There are a couple of human interest stories, meanwhile, with Cardiff chairman Peter Ridsdale seeking phantasmal salvation for his ruination of Leeds United, and Harry Redknapp (not poised to leave Portsmouth after all, we're assured) and the family needing a lift after the death of his wife's twin sister, Frank Lampard's mum.

I hope and expect that Portsmouth will prevail by a single goal in what promises to be a cagey, disjointed, ugly, massively tense and riveting game. Either way, the disbelieving ecstasy of the victors guarantees the 2008 Cup final a place alongside the most emotional and memorable ones of my lifetime, all won by the least glitzy of finalists - Sunderland shocking Leeds in 1973, Ipswich humbling Arsenal in 1978, Coventry startling Spurs in 1987, and Wimbledon mugging Liverpool a year later.

I intend to make the most of it. Seldom have we seen its like before, and more than likely we never will again.

Dowie is a poor man's Zinedine Zidane

What on earth, we wonder, do Bernie Ecclestone and Flavio Briatore think they're doing?

A few days ago, word was that they wished to hire Zinedine Zidane to help return QPR to the Premier League.

This week, this newly plutocratic club unveiled Iain Dowie - yup, that one, the one who gets sacked more often than Paris Hilton - as the new manager.

I suppose it's an easy enough mistake. I once went out intending to buy my wife a white gold ring from Georg Jensen of Bond Street for the anniversary, and came home with some schmochna from Claire's Accessories.

I won't distress you with an account of what ensued, but if I were a billionaire QPR co-owner I'd be a little nervous about the reception this priceless gift to the fans might provoke.

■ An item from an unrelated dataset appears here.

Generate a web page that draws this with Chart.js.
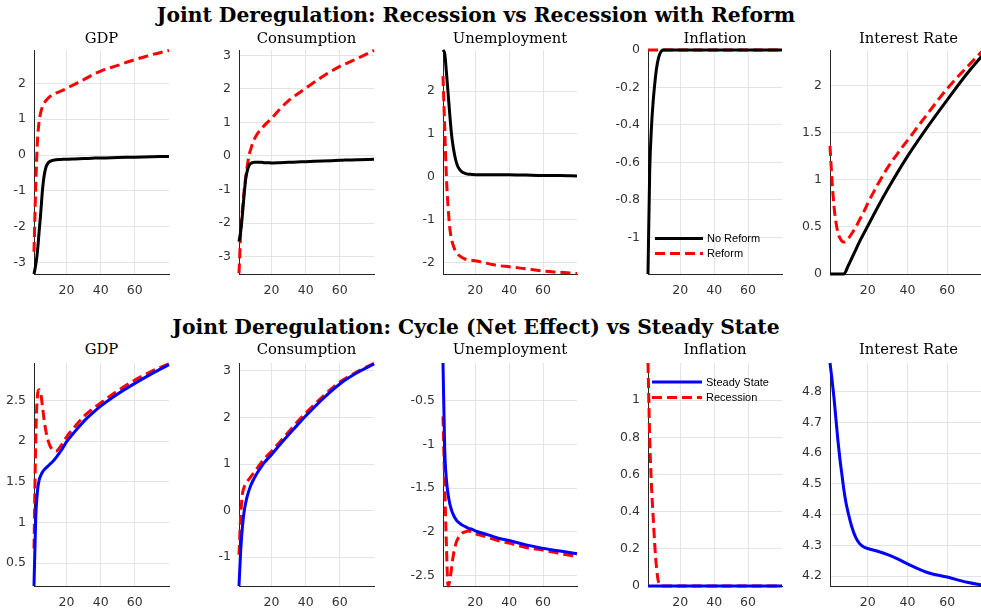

Fans' migration was like watching a wildlife show

Regrettable as the scrapping between Rangers fans and police evidently was, any ritualistical blethering about football violence misses the point.

The important detail isn't that a few hundred chaps who'd had a drop of drink became irate when the jumbo screen packed up five minutes into the UEFA Cup Final they deservedly lost.

What's so fascinating is that an estimated 150,000 Glaswegians made the journey for a game they knew they couldn't possibly watch at the City of Manchester Stadium, partly because they didn't have tickets, and partly because the capacity is 48,000.

There's something profoundly moving about this mass exodus. This is purely a wildlife phenomenon - like the annual migration of emperor penguins - and the police, the Scottish FA and UEFA should leave well alone. It's a matter for David Attenborough, and nobody else.

Diminutive Henin was a giant in a game dominated by six-footers

Justine Henin's retirement at 25 deprives tennis of its most elegant female star and global sport of one its great anomalies. Just when the women's game was falling into the Amazonian clutches of the six-foot powerhouses, she emerged as a dominant force despite being only 5ft 5in.

Seeing her at the net shaking hands with one of the Williamses, Maria Sharapova or Lindsay Davenport reminded you of the old-class system sketch featuring John Cleese, Ronnie Barker and Ronnie Corbett.

However, unlike the latter she never knew her place and, thanks primarily to the most exquisite onehanded backhand, she hogged the world No1 ranking. She was always easier to admire than to like, all those well-documented personal griefs (the death of her mother, the recentlyended estrangement from her father and siblings, the failure of her marriage) imbuing her with a distant aura that could look like superiority. Then again, she was superior to everyone else.

Other No1s who quit too young, such as Davenport, Jennifer Capriati and Martina Hingis, later realised they couldn't cope without the very pressure that drove them to retire, and returned.

A feeling in my bones says that, in a couple of years and still young enough to add to her seven Major titles, Henin will be back. But if not, she will be remembered as one of the most naturally gifted and ferociously competitive women who ever raised a racket.